Вся дворня гадала-рядила, считала по пальцем всех здешних брюхатых, однако загадка осталась загадкой. Между тем у Екатерины Федоровны родился мальчик, очень, к сожалению, хворый, с вывернутой, как у птенчика, шеей, и молодая мать, вся исплакавшись от страха, забыла про постороннюю ей зеленоглазую девочку, с головою уйдя в заботы о малокровном первенце. Супруг ее, разочарованный унынием семейной жизни, предался карточной игре и вечно пропадал в гостях, оставляя ее одну по целым неделям. Малокровный первенец умер, не проживши и года, Екатерина Федоровна снова забрюхатела, покрылась желтыми пятнами, стала раздражительной и на маленькую, крепенькую Акулину почти перестала обращать внимание. Акулина тем временем бойко бегала своими, похожими на бутылочки, детскими ножками по всему дому, никто ее не обижал и не трогал, обедала чаще в людской, но бывало, что, спохватившись, располневшая и грустная Екатерина Федоровна вдруг призывала к себе кормилицу вместе с зеленоглазой малюткой, гладила Акулину по отросшим рыжим волосикам, целовала ее в щечку и тут же немедленно плакала, представивши снова умершего птенчика.
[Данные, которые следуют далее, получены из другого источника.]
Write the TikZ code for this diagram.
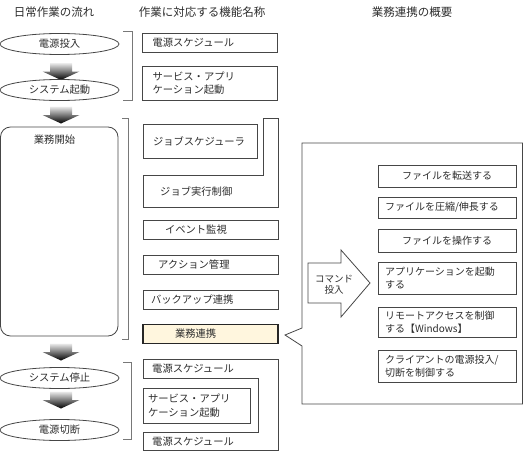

После рождения близнецов, тоже болезненных и хрупких, однако же выживших, Екатерина Федоровна полностью растворилась в своих материнских обязанностях и даже на безответственного, проигравшего в карты половину ее приданого мужа махнула рукой.

Подросшая Акулина умела читать и писать, а ради забавы Екатерина Федоровна приказала гувернантке своих бледных и худеньких дочек англичанке мисс Харрис – набеленной, в буклях, затянутой так, что дворня лишь диву давалась, – еще научить эту бедную девочку играть даже на клавикордах. Эмилия Харрис была ошарашена, какие способности к разным художествам в себе заключала простая дворовая.

Прошло между тем лет четырнадцать. Возвращаясь из церкви в сильнейшую метель, кучер Екатерины Андревны сбился с дороги и вместо того, чтобы доехать до дома, завез карету с барыней совершенно в другую сторону, где ослабевшая лошадь его встала и не двинулась с места, пока не утихла безумная вьюга. Вернувшись домой, Екатерина Федоровна слегла в лихорадке и вскоре скончалась. Окончательно опустившийся супруг ее принялся устраивать в доме отвратительные оргии, сзывал таких же опустившихся дружков своих, а по весне неожиданно женился на молодой, но жесткой и суровой барышне, быстро прибравшей к рукам и самого вдовца, и дом его со всем еще не проигранным в карты имуществом. Акулине не исполнилось и шестнадцати, как новая барыня, не удосужившись понять ни истории бедной девушки, ни странного ее положения, сослала сиротку в деревню, где не привыкшая к черному труду Акулина познала все тяготы жизни крестьянства. Изредка вспоминала она еще мисс Харрис, нежные прикосновения ко лбу губ почившей благодетельницы Екатерины Федоровны, но постепенно воспоминания эти словно бы размылись под густыми рыжими волосами, заволоклись сумерками долгих осенних вечеров, застыли под неустанно сыпавшими снегами, и через три года никто не узнал бы в высокой и сильной простолюдинке с руками шершавыми от того, что вечно приходилось полоскать в проруби белье, доить на рассвете корову, а также и жать, и косить, и полоть, а также сгребать жирный теплый навоз на скотном дворе, – никто не узнал бы в ней прежнюю барышню, сидящую в платьице за клавикордами.

По полному отстутствию приданого и родительской заботы замуж ее выдали не только что не спросясь, а лишь потому, что она приглянулась рябому Пахому своею наружностью. И с этим рябым, неотесанным, вдовым, однако же к ней расположенным мужем такая настала судьба, что хоть в реку бросайся с обрыва, хоть голову в петлю! Пахом ревновал ее денно и нощно: к последнему пьянице, к нищему в церкви, к безносому страннику в струпьях и язвах, таскал ее за косы, бил, вожделея супружеской, простонародной любви.